Other players say the move was necessary. “We believe the state of Montana had taken the National Park Service hostage,” says Tim Wapato, executive director of the Rapid City, S.D.-based InterTribal Bison Cooperative, which represents 48 tribes. “They wouldn’t agree to any sort of reasonable solution or proposal. They just wouldn’t move. Their solution is to kill the critters.”
The cooperative wants the slaughter stopped all together. Its leaders have crafted their own alternative for the bison management plan which was not included in the draft EIS. The proposal includes herding bison back into the park come spring grazing season and replacing the state’s capture-test-and-slaughter pens with quarantine facilities. The bison herd would only be allowed to grow to a certain “carrying capacity,” while extra animals would go to tribes to bolster herds on reservations.
“Involvement of the tribes can be institutionalized in the management structure [of the park],” says Wapato. He says there are seven or eight tribes with treaty rights to areas in and around the park, and another 29 tribes that have used the area historically. In the future, the cooperative would like to see Indians hunting bison in Yellowstone. “We’re not saying we want the feds to stop the slaughter so we can kill them ourselves. The bison and Indian are tied culturally, traditionally and religiously, and keeping that culture alive from the 20th to the 21st century is very valuable.”
Cultural ties notwithstanding, Mike Mease, founder of the activist group Buffalo Field Campaign (formerly Buffalo Nations), says the tribes’ vision is too agrarian. A hunt? Well, maybe. But Meese says herding the animals back and forth with the seasons is too heavy-handed. “I don’t believe we need to domesticate the last wild herds of buffalo,” he says. “They should have the same rights as all other wild animals, be able to wander freely in the national forests.” A group of rag-tag but disciplined volunteers nicknamed “buffalo hippies” by an antagonistic Bozeman lawyer, Buffalo Field Campaign members are spending their third winter near West Yellowstone, poised to haze bison away from government sharpshooters and into the safety of the park.
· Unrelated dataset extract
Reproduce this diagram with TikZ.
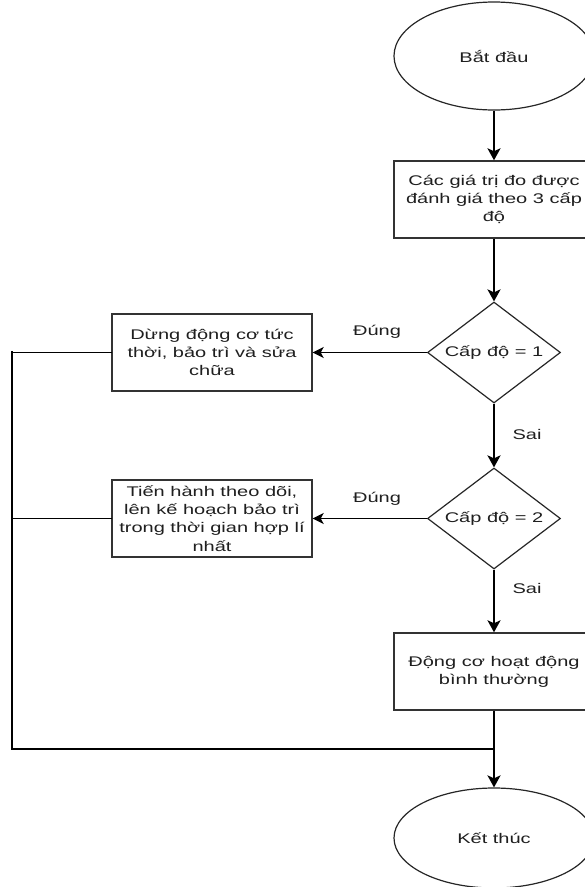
\documentclass[tikz,border=0pt]{standalone}
\usepackage{fontspec}
\setmainfont{Liberation Sans}[FakeStretch=1.43]
\usetikzlibrary{shapes.geometric,arrows.meta}

\begin{document}
\begin{tikzpicture}[x=1pt,y=-1pt,
  every node/.style={font=\fontsize{14}{18.3}\selectfont, text=black!88, inner sep=0pt},
  proc/.style={draw=black!80, line width=1.4pt, rectangle, minimum width=200pt, minimum height=77pt, align=center, fill=white},
  term/.style={draw=black!85, line width=1.2pt, ellipse, minimum width=200pt, minimum height=108pt, fill=white},
  dec/.style={draw=black!85, line width=1.2pt, diamond, aspect=1.32, minimum width=133pt, minimum height=101pt, fill=white},
  flow/.style={line width=2.4pt, -{Stealth[length=12pt,width=13pt,inset=3pt]}},
  side/.style={line width=1.6pt, -{Stealth[length=11pt,width=11pt,inset=3pt]}},
  hline/.style={line width=1.6pt, line cap=rect},
  vline/.style={line width=2.3pt, line cap=rect}
]
\useasboundingbox (0,0) rectangle (585,887);
\clip (0,0) rectangle (585,887);

% nodes
\node[term] (start) at (494,56) {Bắt đầu};
\node[proc] (boxa) at (494,199.5) {Các giá trị đo được\\đánh giá theo 3 cấp\\độ};
\node[dec] (d1) at (494,352.5) {Cấp độ = 1};
\node[proc] (b1) at (212,352.5) {Dừng động cơ tức\\thời, bảo trì và sửa\\chữa};
\node[dec] (d2) at (494,518.5) {Cấp độ = 2};
\node[proc] (b2) at (212,518.5) {Tiến hành theo dõi,\\lên kế hoạch bảo trì\\trong thời gian hợp lí\\nhất};
\node[proc] (b3) at (494,671.5) {Động cơ hoạt động\\bình thường};
\node[term, minimum height=100pt] (end) at (494,838) {Kết thúc};

% labels
\node (yes1) at (377,332) {Đúng};
\node (yes2) at (377,499) {Đúng};
\node (no1) at (527,434) {Sai};
\node (no2) at (527,588) {Sai};

% coordinates of the return line
\coordinate (lt) at (12,352.5);
\coordinate (lm) at (12,518.5);
\coordinate (lb) at (12,749);
\coordinate (j) at (494,749);

% connectors
\draw[flow] (start) -- (boxa);
\draw[flow] (boxa) -- (d1);
\draw[flow] (d1) -- (d2);
\draw[flow] (d2) -- (b3);
\draw[flow] (b3) -- (end);
\draw[side] (d1) -- (b1);
\draw[side] (d2) -- (b2);

\draw[hline] (b1.west) -- (lt);
\draw[hline] (b2.west) -- (lm);
\draw[vline] (lt) -- (lb);
\draw[hline] (lb) -- (j);
\end{tikzpicture}
\end{document}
Mease says it’s not a real fear of brucellosis that’s driven the controversy, but questions of power and control.
“We’ve got to move away from buying into the brucellosis myth,” he says. “My feeling is this is about a range war, people worrying about their public lands being taken away by increasing herds of buffalo. If we were really worried about brucellosis, elk would be a much greater concern. Instead, we let 140,000 elk wander all over the place and get irate about 2,000 buffalo.”
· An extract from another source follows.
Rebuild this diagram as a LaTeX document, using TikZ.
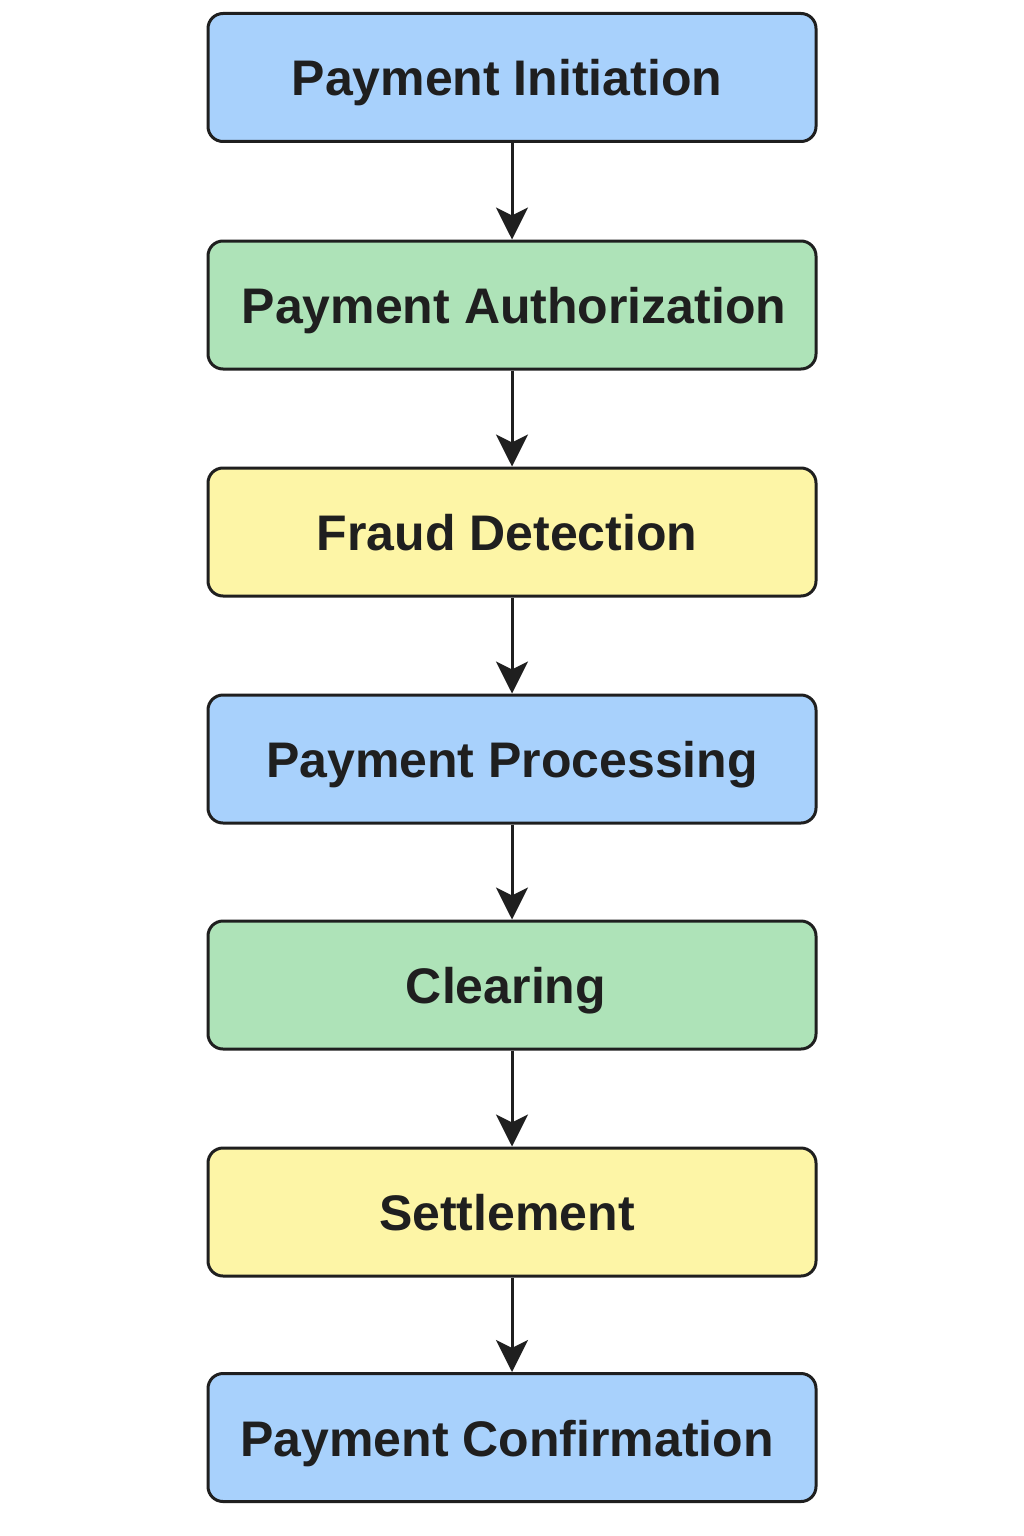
\documentclass[tikz,border=0pt]{standalone}
\usepackage{fontspec}
\setmainfont{Liberation Sans}
\usetikzlibrary{arrows.meta}
\definecolor{bluefill}{HTML}{A8D1FC}
\definecolor{greenfill}{HTML}{AEE3B8}
\definecolor{yellowfill}{HTML}{FDF5A6}
\definecolor{ink}{HTML}{1F1F1F}
\begin{document}
\begin{tikzpicture}[x=1pt,y=-1pt,
  stagebox/.style={draw=ink, line width=3pt, rounded corners=15pt,
    minimum width=608pt, minimum height=128pt, inner sep=0pt,
    text height=37pt, text depth=0pt,
    font=\fontsize{50}{58}\selectfont\bfseries, text=ink},
  flow/.style={draw=ink, line width=3pt, -{Stealth[length=32pt,width=32pt,inset=8pt]}}]
\useasboundingbox (0,0) rectangle (1024,1536);
\fill[white] (0,0) rectangle (1024,1536);
\node[stagebox, fill=bluefill]   (n1) at (512,77.5)   {\hspace*{-10pt}Payment Initiation};
\node[stagebox, fill=greenfill]  (n2) at (512,305)  {\hspace*{4pt}Payment Authorization};
\node[stagebox, fill=yellowfill] (n3) at (512,532)  {\hspace*{-10pt}Fraud Detection};
\node[stagebox, fill=bluefill]   (n4) at (512,759)  {Payment Processing};
\node[stagebox, fill=greenfill]  (n5) at (512,985)  {\hspace*{-12pt}Clearing};
\node[stagebox, fill=yellowfill] (n6) at (512,1212) {\hspace*{-10pt}Settlement};
\node[stagebox, fill=bluefill]   (n7) at (512,1437.5) {\hspace*{-10pt}Payment Confirmation};
\foreach \a/\b in {n1/n2,n2/n3,n3/n4,n4/n5,n5/n6,n6/n7}
  \draw[flow] (\a) -- (\b);
\end{tikzpicture}
\end{document}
Meanwhile, federal Judge Charles Lovell has stepped into the fray, ordering the agencies and the state to send representatives with decision-making authority to a closed hearing set for Feb. 4. “Because the Yellowstone National Park bison freely roam from time to time across the jurisdiction of both parties,” he wrote, “any lasting solution to the management of this herd seemingly requires the participation of both parties.”